While the Strategic Tunnel Enhancement Programme (STEP) may not have grabbed as many headlines as some of Abu Dhabi’s larger infrastructure projects, the new wastewater network is crucial to the long-term health and welfare of the city. At the centre of the STEP project is a 41-km tunnel that will start on Abu Dhabi Island and pass beneath Maqta Creek to the mainland, descending from an initial depth of 24 meters to 80 meters. Along with a grid of 43 km of smaller feeder tunnels that will bring wastewater to the main tunnel, there will also be a large pumping station located next to the Al Wathba independent sewage treatment plants. When completed, the $1.6bn network will carry 800,000 cu meters of wastewater per day, with flow expected to increase to 1.7m cu meters per day by 2030.
The STEP project is the result of the Plan Abu Dhabi 2030: Urban Structure Framework Plan, unveiled in 2007, which called for a fully integrated infrastructure system that would be able to cope with the future demands of the emirate and its people for decades to come.

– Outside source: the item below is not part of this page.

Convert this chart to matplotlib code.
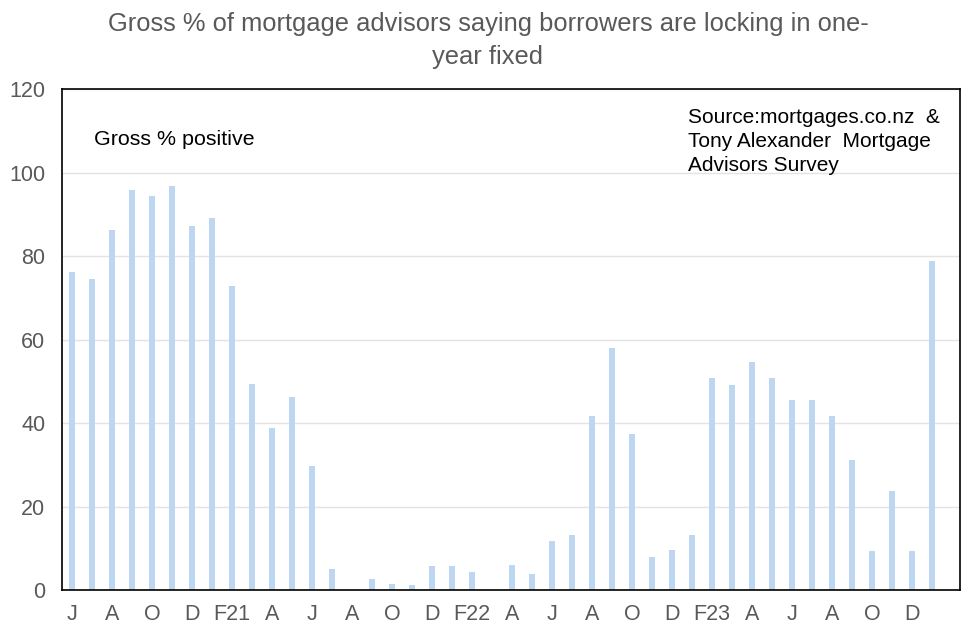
import matplotlib
matplotlib.use("Agg")
import matplotlib.pyplot as plt

plt.rcParams['font.family'] = ['Liberation Sans', 'DejaVu Sans']

months = ["Jun20", "Jul20", "Aug20", "Sep20", "Oct20", "Nov20", "Dec20", "Jan21",
          "Feb21", "Mar21", "Apr21", "May21", "Jun21", "Jul21", "Aug21", "Sep21",
          "Oct21", "Nov21", "Dec21", "Jan22", "Feb22", "Mar22", "Apr22", "May22",
          "Jun22", "Jul22", "Aug22", "Sep22", "Oct22", "Nov22", "Dec22", "Jan23",
          "Feb23", "Mar23", "Apr23", "May23", "Jun23", "Jul23", "Aug23", "Sep23",
          "Oct23", "Nov23", "Dec23", "Jan24"]
values = [76.2, 74.6, 86.2, 95.8, 94.4, 96.8, 87.1, 89.0,
          72.9, 49.4, 38.9, 46.2, 29.8, 5.0, None, 2.6,
          1.4, 1.2, 5.8, 5.8, 4.3, None, 6.0, 3.8,
          11.8, 13.2, 41.8, 58.0, 37.4, 7.9, 9.6, 13.2,
          50.8, 49.2, 54.7, 50.8, 45.4, 45.6, 41.8, 31.2,
          9.4, 23.8, 9.4, 78.7]
tick_labels = ["J", "A", "O", "D", "F21", "A", "J", "A", "O", "D", "F22",
               "A", "J", "A", "O", "D", "F23", "A", "J", "A", "O", "D"]

fig = plt.figure(figsize=(9.76, 6.36), dpi=100)
ax = fig.add_axes([0.0635, 0.0723, 0.92, 0.7877])

xs = [i for i, v in enumerate(values) if v is not None]
hs = [v for v in values if v is not None]
ax.bar(xs, hs, width=0.33, color='#BDD7F2', zorder=2)

ax.set_xlim(-0.5, 44.4)
ax.set_ylim(0, 120)
ax.set_yticks(range(0, 121, 20))
ax.set_xticks(list(range(0, len(months), 2)))
ax.set_xticklabels(tick_labels)
ax.tick_params(axis='both', length=0, labelsize=15.5, colors='#595959')
ax.tick_params(axis='x', pad=10)
ax.tick_params(axis='y', pad=12)
ax.yaxis.grid(True, color='#E3E3E3', linewidth=1, zorder=0)
for s in ax.spines.values():
    s.set_color('black')
    s.set_linewidth(1.2)

ax.text(0.0356, 0.90, "Gross % positive", transform=ax.transAxes,
        fontsize=15.4, color='black', va='center', ha='left')
ax.text(0.697, 0.962, "Source:mortgages.co.nz  &\nTony Alexander  Mortgage\nAdvisors Survey",
        transform=ax.transAxes, fontsize=15, color='black', va='top', ha='left',
        linespacing=1.33)

fig.text(0.5, 0.981, "Gross % of mortgage advisors saying borrowers are locking in one-\nyear fixed",
         ha='center', va='top', fontsize=18.4, color='#595959', linespacing=1.45)

fig.savefig("out.png", dpi=100)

On May 14, Alan Thomson, the managing director of the Abu Dhabi Sewerage Services Company (ADSSC), the state utility, announced that well over one-third of the development work on the tunneling had been completed, with about 15 km of the tunnel finished. As such, the project was on schedule to be completed by early 2015, allowing for 35 older pumping stations to be shut down and a far more environmentally sound wastewater process to operate.
Almost all of the work is being carried out underground, with machines boring the tunnels directly rather than the cut and cover method – which involves digging deep trenches, laying pipelines and refilling the excavated site – often used in the past. The much less intrusive process now being used means there will be no damage to above-ground structures and minimal disruption to life in the city.
The STEP project is a multinational affair: Italian firm Impregilo is constructing two of the three sections of tunnel; South Korean company Samsung C&T is responsible for the third section; Japan-based Kawasaki and the German company Herrenknecht is providing the tunnelling machines; and US international project management and engineering firm CH2M Hill is acting as the program manager on behalf of ADSSC.
In early 2012, the ADSSC announced it was awarding a Dh1.3bn ($354.22m) contract for the STEP pumping station to Construtora Norberto Odebrecht, a Brazil-based engineering and construction conglomerate.
Despite delays in awarding some of the contracts, in part due to the government re-evaluating many of its major infrastructure expenditures in the wake of the global financial crisis, the contracts are now all started and completion in early 2015 is still the target.
Other Gulf states are now also looking to use the STEP model as an example when upgrading their own sewerage systems, with both Qatar and Saudi Arabia considering similar schemes. Though perhaps not as glamorous as other infrastructure projects in the emirate, the development of STEP is providing a number of opportunities for international construction firms.